Managing ML Artifacts Effectively in Version Control
Managing machine learning (ML) artifacts—such as models, datasets, and logs—is crucial for maintaining reproducibility and ensuring smooth collaboration across teams. Tools like DVC (Data Version Control), MLflow, and Weights & Biases help efficiently track and manage these artifacts.
Why Manage ML Artifacts?
Reproducibility: Ensures previous results can be replicated.
Collaboration: Allows teams to work seamlessly across different environments.
Storage Optimization: Prevents unnecessary duplication of large datasets.
Version Control: Maintains historical records of datasets and models.
Using DVC to Manage ML Artifacts
DVC is a powerful tool that extends Git for versioning datasets, models, and experiment logs.
Step 1: Install DVC
pip install dvc
Step 2: Initialize DVC in Your ML Project
dvc init
git commit -m "Initialize DVC"
Step 3: Track Data and Model Files
dvc add data/train.csv
This generates a .dvc
file that records metadata, allowing easy version tracking.

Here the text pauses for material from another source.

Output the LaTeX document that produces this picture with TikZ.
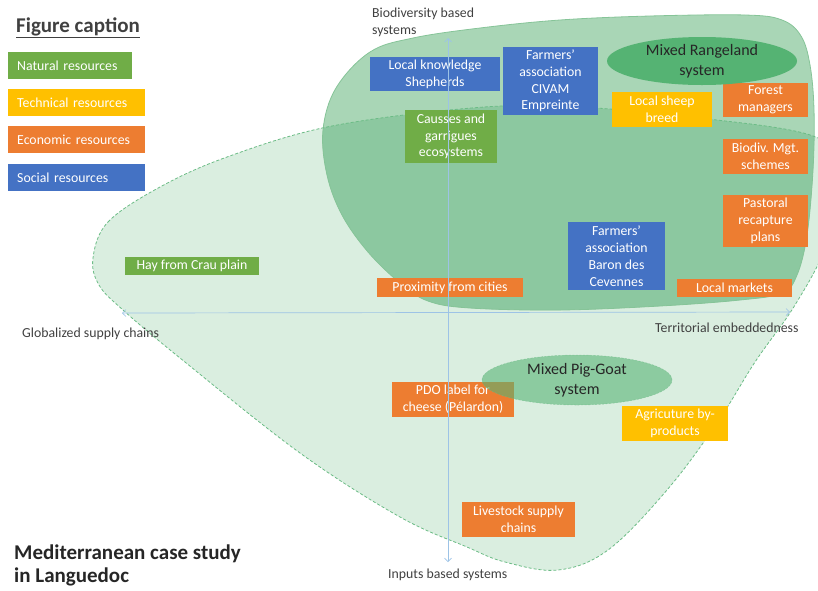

Step 4: Store Artifacts in Remote Storage
Configure a remote storage (e.g., AWS S3, Google Drive, or an SSH server):
dvc remote add myremote s3://mybucket/dvcstore
dvc push
This ensures large files are stored externally while keeping lightweight metadata in Git.
Step 5: Retrieve Artifacts in a New Environment
dvc pull
This command fetches the latest dataset and models, ensuring a consistent working environment.
Tracking ML Artifacts with MLflow
MLflow can also log and manage artifacts, providing an easy interface for experiment tracking.
import mlflow
mlflow.log_artifact("model.pth")
This stores the artifact in the MLflow tracking system for easy retrieval.
Best Practices for Managing ML Artifacts
Use Remote Storage: Avoid storing large files directly in Git.
Automate Logging: Use scripts to track changes in datasets and models.
Integrate with CI/CD: Automate artifact versioning in ML pipelines.
Track Dependencies: Maintain environment files (
requirements.txt
orconda.yml
).
Conclusion
Efficient ML artifact management with tools like DVC and MLflow enhances reproducibility, collaboration, and version control. Adopting these strategies ensures smooth ML workflows across teams and environments.